Nevertheless, the second half of 2022 paints an entirely different picture, with fiscal austerity measures being in place on top of the energy and cost of living crises. High energy costs fed through the entire economy paralysing activity in a range of sub-sectors, which took a toll on third- and fourth-quarter GDP. As both households and corporates were forced to cope with crippling energy prices, domestic economic activity markedly slowed down, hence the negative quarterly readings in the second half of 2022 and a slowdown close to stagnation in the yearly-based growth data.

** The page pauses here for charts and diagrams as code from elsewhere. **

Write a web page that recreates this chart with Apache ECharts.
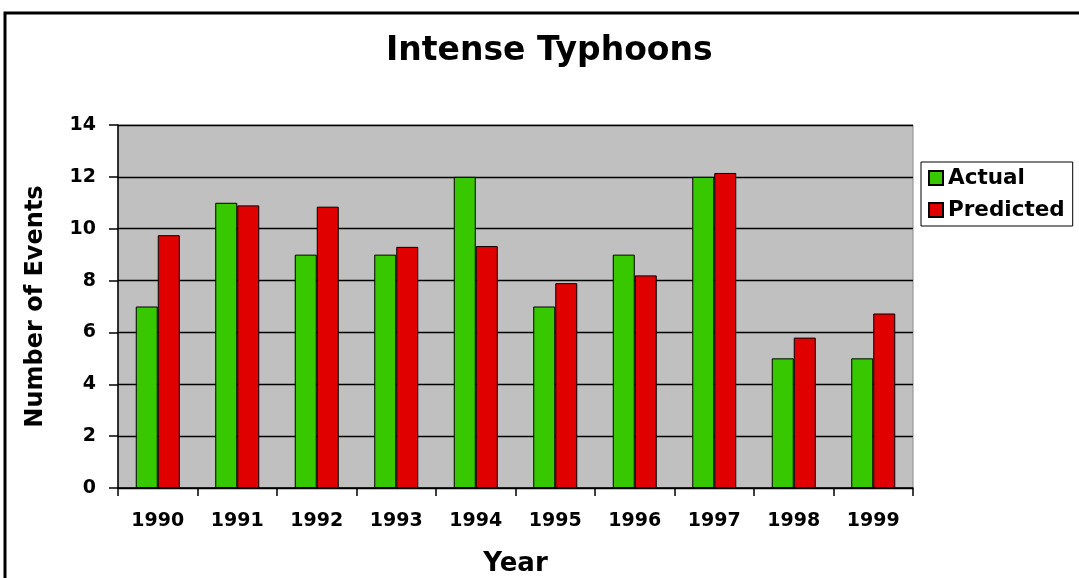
<!DOCTYPE html>
<html>
<head>
<meta charset="utf-8">
<script src="https://cdn.jsdelivr.net/npm/echarts@6/dist/echarts.min.js"></script>
<style>
  html, body { margin: 0; padding: 0; background: #fff; }
  #chart { width: 1079px; height: 578px; }
</style>
</head>
<body>
<div id="chart"></div>
<script>
// data
var years = ['1990', '1991', '1992', '1993', '1994', '1995', '1996', '1997', '1998', '1999'];
var actual = [7, 11, 9, 9, 12, 7, 9, 12, 5, 5];
var predicted = [9.75, 10.9, 10.85, 9.3, 9.33, 7.9, 8.2, 12.15, 5.8, 6.73];

var font = 'DejaVu Sans';
var myChart = echarts.init(document.getElementById('chart'));
myChart.setOption({
    animation: false,
    backgroundColor: '#fff',
    title: {
        text: 'Intense Typhoons',
        left: 381,
        top: 30,
        textStyle: { fontFamily: font, fontWeight: 'bold', fontSize: 33, color: '#000' }
    },
    legend: {
        orient: 'vertical',
        left: 921,
        top: 162,
        padding: [5, 8, 5, 7],
        itemGap: 10,
        itemWidth: 14,
        itemHeight: 14,
        borderColor: '#000',
        borderWidth: 1,
        icon: 'rect',
        data: ['Actual', 'Predicted'],
        textStyle: { fontFamily: font, fontWeight: 'bold', fontSize: 21.5, lineHeight: 21, color: '#000' }
    },
    // outer frame
    graphic: [{
        type: 'rect',
        shape: { x: 5, y: 13, width: 1100, height: 620 },
        style: { fill: 'none', stroke: '#000', lineWidth: 3 },
        silent: true
    }],
    grid: {
        left: 118,
        top: 125,
        width: 795,
        height: 363,
        outerBoundsMode: 'none',
        show: true,
        backgroundColor: '#c0c0c0',
        borderColor: '#8a8a8a',
        borderWidth: 1
    },
    xAxis: {
        type: 'category',
        data: years,
        name: 'Year',
        nameLocation: 'middle',
        nameGap: 63,
        nameTextStyle: { fontFamily: font, fontWeight: 'bold', fontSize: 26, color: '#000' },
        axisLine: { lineStyle: { color: '#000', width: 1.5 } },
        axisTick: { show: true, length: 8, lineStyle: { color: '#000', width: 1.5 } },
        axisLabel: { margin: 24, fontFamily: font, fontWeight: 'bold', fontSize: 19, color: '#000' }
    },
    yAxis: {
        type: 'value',
        min: 0,
        max: 14,
        interval: 2,
        name: 'Number of Events',
        nameLocation: 'middle',
        nameRotate: 90,
        nameGap: 70,
        nameTextStyle: { fontFamily: font, fontWeight: 'bold', fontSize: 24, color: '#000' },
        axisLine: { show: true, lineStyle: { color: '#000', width: 1.5 } },
        axisTick: { show: true, length: 9, lineStyle: { color: '#000', width: 1.5 } },
        axisLabel: { margin: 22, fontFamily: font, fontWeight: 'bold', fontSize: 19, color: '#000' },
        splitLine: { lineStyle: { color: '#000', width: 1.3 } }
    },
    series: [
        {
            name: 'Actual',
            type: 'bar',
            data: actual,
            barWidth: 22,
            barGap: '0%',
            itemStyle: { color: '#38c800', borderColor: '#000', borderWidth: 1 }
        },
        {
            name: 'Predicted',
            type: 'bar',
            data: predicted,
            barWidth: 22,
            itemStyle: { color: '#e00000', borderColor: '#000', borderWidth: 1 }
        }
    ]
});
</script>
</body>
</html>
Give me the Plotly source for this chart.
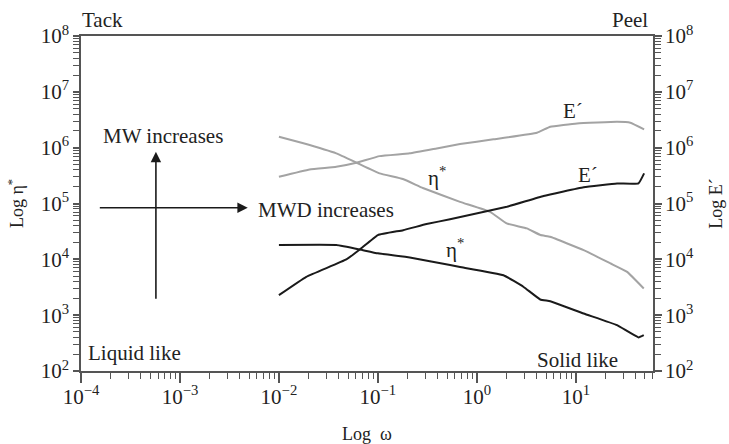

Outlook for 2023 remains unchanged
As we have no high-frequency data releases yet for early 2023, we maintain our 0.7% GDP forecast for 2023 unchanged. But to achieve that, the Hungarian economy must produce significant growth within the year. As the economy ended last year on the wrong foot, the tides have changed compared to early 2022. According to our estimates, this year the economy must deal with a -0.5% carry-over effect. Nevertheless, the 0.7% full-year growth can be achieved. Currently, we see a realistic chance that GDP will shrink on a quarterly basis in the first quarter of 2023 on domestic demand, after which the economic recovery and catch-up to the pre-crisis GDP level can begin. This catch-up may take four to six quarters, as we only expect a shallow and short-lived recession. Favourable external developments, such as the Chinese reopening, the better-than-expected resiliency of the US and eurozone economies and alleviating energy price pressures have greatly improved the Hungarian economic outlook for 2023. As such, we see upside risks to our 2023 GDP growth forecast.